Hannes Stein / 13.12.2006 / 11:40 / 0 / Seite ausdrucken

Ick lenin ab

Nachdem ich neulich mitgeteilt habe, dass mich die Linke—vor allem die deutsche Sektion—kalt lässt, möchte ich hier einen Gedanken aufschreiben, den ich schon seit einigen Wochen mit mir herumtrage und in dem es wirklich nur um die Linke geht. Mich interessiert folgende Frage: Wie kommt es, dass Leute, die sich für links halten—wie in London—hinter einem Schild marschieren, auf dem steht “We are all Hisbollah now”? Warum solidarisieren die sich mit einer klerikalfaschistischen, antisemitischen, nach Strich und Faden reaktionären Organisation? Wer ist schuld an diesem tiefen intellektuellen und moralischen Fall? Die kurze Antwort lautet: Lenin.

Für Marx war die Sache noch klar: Wenn eine fortschrittliche Macht eine rückständige besiegt, dann ist man ohne Wenn und Aber auf Seiten der fortschrittlichen Macht. So verfassten Marx und Engels eine Grußadresse an Abraham Lincoln und wünschten ihm viel Glück im amerikanischen Bürgerkrieg; so feierte Marx den britischen Imperialismus in Indien, der dort als revolutionäre Kraft wirkte, weil er Kastensystem und Witwenverbrennung bekämpfte. Hat er je über Napoleons Krieg gegen Spanien und Andreas Hofer geschrieben, an die uns in einem glänzenden Essay Claus Christian Malzahn erinnert?
(Nota bene, es geht mir nicht darum, Marx zu verklären: Seine Fortschrittsgläubigkeit trägt deutlich totalitäre Züge. Roman Rosdolski etwa zeigt in “Marx, Engels und das Problem der ‘geschichtslosen Völker’”, dass die Gründervater des Marxismus allen Ernstes dachten, es gebe ganze Völker, die von der Geschichte dazu verurteilt seien, reaktionär zu sein und deshalb gefälligst in einem künftigen großen europäischen Krieg zu verschwinden hätten, z.B. die Ukrainer.
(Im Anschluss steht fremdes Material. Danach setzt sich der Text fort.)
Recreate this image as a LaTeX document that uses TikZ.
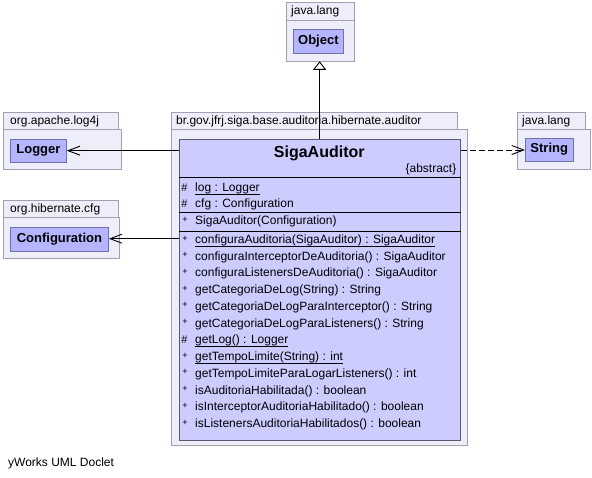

Wenn man die Zitate liest, wird einem kalt.)
Für Lenin stellt sich das alles grundlegend anders dar. Er war der Meinung, dass der Imperialismus das “höchste Stadium des Kapitalismus” sei, also Kapitalismus in seiner Fäulnisphase, in der die Konzerne, süchtig nach Extraprofiten, den Erdball ausplündern. Um diesen Gegner zu besiegen, muss einem jeder Bündnispartner willkommen sein. Wenn also ein reaktionärer Maharadscha gegen das British Empire aufsteht, dann hat man sich als revolutionärer Sozialist auf die Seite des Maharadscha zu schlagen.
Die Sowjetunion, so könnte man sagen, war wirklich ein marxistisch-leninistischer Staat: Einerseits wurden—gut marxistisch—die “reaktionären Völker” deportiert und/oder ausgehungert: die Ukrainer, die Tschetschenen, Inguschen usw. Andererseits fängt schon unter Stalin—sehr leninistisch—die Unterstützung nationalistischer Bewegungen an, etwa des Großmufti von Jerusalem, der den Genossen von der Kommunistischen Partei Palästinas als “fortschrittlich” zu gelten hatte. In den siebziger Jahren dann konsequent die Unterstützung der verschiedenen nationalistischen “Befreiungsbewegungen” in der Dritten Welt, um die Amerikaner zu ärgern.
Trotzki war, nebenbei bemerkt, ein eher orthodoxer Marxist. Es hat seine Logik, dass—wie mir Chuck Lane erzählte—seine trotzkistische Studentenzeitung den sowjetischen Einmarsch in Afghanistan mit folgender Schlagzeile bedachte: “Long live the Red Army!” Die alte Logik: Rote Armee=Kräfte des Fortschritss=gut, Afghanistan=reaktionär, feudal und islamisch=muss dringend erobert und zivilisiert werden. (Den Nachweis, warum auch das Unsinn war, spare ich hier.)
Die heutige Linke, oder was von ihr übrig ist, gibt sich vorwiegend leninistisch. Also: Jeder Schweinehund ist unser Schweinehund, wenn er gegen den “US-Imperialismus” kämpft. Von dort ist es kein sehr langer Weg mehr zur “Volkstumsideologie” der politischen Romantik, derzufolge das Autochthone, Gewachsene gegen die liberale westliche Überfremdung verteidigt werden muss. Und so kommt es, dass Linke hinter einem Plakat mit der Aufschrift “We are all Hisbollah now” herlaufen.
Antisemiten sind sie natürlich außerdem.